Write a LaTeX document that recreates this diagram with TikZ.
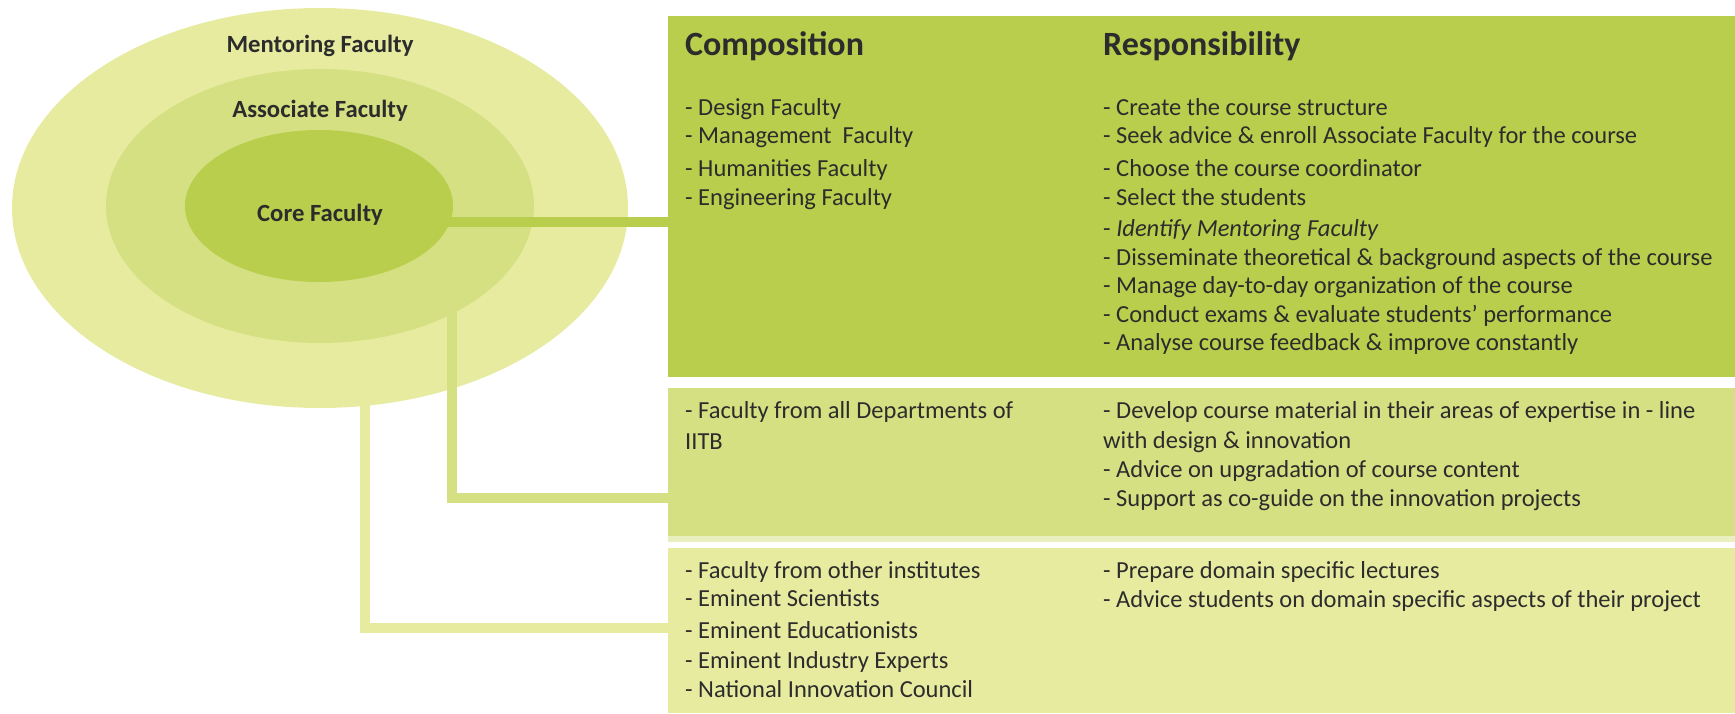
\documentclass[tikz,border=0pt]{standalone}
\usepackage{fontspec}
\setmainfont{Carlito}
\usetikzlibrary{shapes.geometric}
\definecolor{gdark}{HTML}{B9CE4C}
\definecolor{gmid}{HTML}{D5E082}
\definecolor{glight}{HTML}{E7EBA0}
\definecolor{gstrip}{HTML}{E9EFBE}
\definecolor{txt}{HTML}{2C2C2C}
\begin{document}
\begin{tikzpicture}[x=1pt,y=-1pt,
  ring/.style={ellipse, inner sep=0pt, draw=none},
  panel/.style={rectangle, inner sep=0pt, anchor=north west, draw=none},
  ringlabel/.style={font=\fontsize{24.7}{28}\selectfont\bfseries, text=txt, anchor=base, inner sep=0pt},
  head/.style={font=\fontsize{34}{38}\selectfont\bfseries, text=txt, anchor=base west, inner sep=0pt},
  item/.style={font=\fontsize{24.5}{28}\selectfont, text=txt, anchor=base west, inner sep=0pt},
  link/.style={line width=10pt}
]
\useasboundingbox (0,0) rectangle (1735,713);
% rings
\node[ring, fill=glight, minimum width=616pt, minimum height=400pt] (outer) at (320,208) {};
\node[ring, fill=gmid, minimum width=428pt, minimum height=274pt] (middle) at (320,206) {};
\node[ring, fill=gdark, minimum width=268pt, minimum height=152pt] (inner) at (319,206) {};
% panels
\node[panel, fill=gdark, minimum width=1067pt, minimum height=361pt] (box1) at (668,16) {};
\node[panel, fill=gmid, minimum width=1067pt, minimum height=148pt] (box2) at (668,388) {};
\node[panel, fill=gstrip, minimum width=1067pt, minimum height=6pt] (strip) at (668,536) {};
\node[panel, fill=glight, minimum width=1067pt, minimum height=165pt] (box3) at (668,548) {};
% connectors
\coordinate (a0) at (452,300);
\coordinate (m0) at (365,395);
\draw[link, draw=gdark] ([xshift=-10pt]inner.east |- 0,222) -- (box1.west |- 0,222);
\draw[link, draw=gmid] (a0) |- (box2.west |- 0,498);
\draw[link, draw=glight] (m0) |- (box3.west |- 0,628);
% ring labels
\node[ringlabel] (lmentor) at (320,52) {Mentoring Faculty};
\node[ringlabel] (lassoc) at (320,117) {Associate Faculty};
\node[ringlabel] (lcore) at (320,221) {Core Faculty};
% headers
\node[head] (hcomp) at (685,55) {Composition};
\node[head] (hresp) at (1103,55) {Responsibility};
% box 1 left
\node[item] (c1) at (685,115) {- Design Faculty};
\node[item] (c2) at (685,143) {- Management\ \ Faculty};
\node[item] (c3) at (685,176) {- Humanities Faculty};
\node[item] (c4) at (685,205) {- Engineering Faculty};
% box 1 right
\node[item] (r1) at (1103,115) {- Create the course structure};
\node[item] (r2) at (1103,143) {- Seek advice \& enroll Associate Faculty for the course};
\node[item] (r3) at (1103,176) {- Choose the course coordinator};
\node[item] (r4) at (1103,205) {- Select the students};
\node[item] (r5) at (1103,236) {- \itshape Identify Mentoring Faculty};
\node[item] (r6) at (1103,265) {- Disseminate theoretical \& background aspects of the course};
\node[item] (r7) at (1103,293) {- Manage day-to-day organization of the course};
\node[item] (r8) at (1103,322) {- Conduct exams \& evaluate students’ performance};
\node[item] (r9) at (1103,350) {- Analyse course feedback \& improve constantly};
% box 2
\node[item] (d1) at (685,418) {- Faculty from all Departments of};
\node[item] (d2) at (685,449) {IITB};
\node[item] (e1) at (1103,418) {- Develop course material in their areas of expertise in - line};
\node[item] (e2) at (1103,448) {with design \& innovation};
\node[item] (e3) at (1103,477) {- Advice on upgradation of course content};
\node[item] (e4) at (1103,506) {- Support as co-guide on the innovation projects};
% box 3
\node[item] (f1) at (685,578) {- Faculty from other institutes};
\node[item] (f2) at (685,606) {- Eminent Scientists};
\node[item] (f3) at (685,638) {- Eminent Educationists};
\node[item] (f4) at (685,668) {- Eminent Industry Experts};
\node[item] (f5) at (685,697) {- National Innovation Council};
\node[item] (g1) at (1103,578) {- Prepare domain specific lectures};
\node[item] (g2) at (1103,607) {- Advice students on domain specific aspects of their project};
\end{tikzpicture}
\end{document}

--

Exercise aim.
Which lines above hold the word "with"? Copy each of them.

Exercise solution.
Write a LaTeX document that recreates this diagram with TikZ.
\node[item] (e2) at (1103,448) {with design \& innovation};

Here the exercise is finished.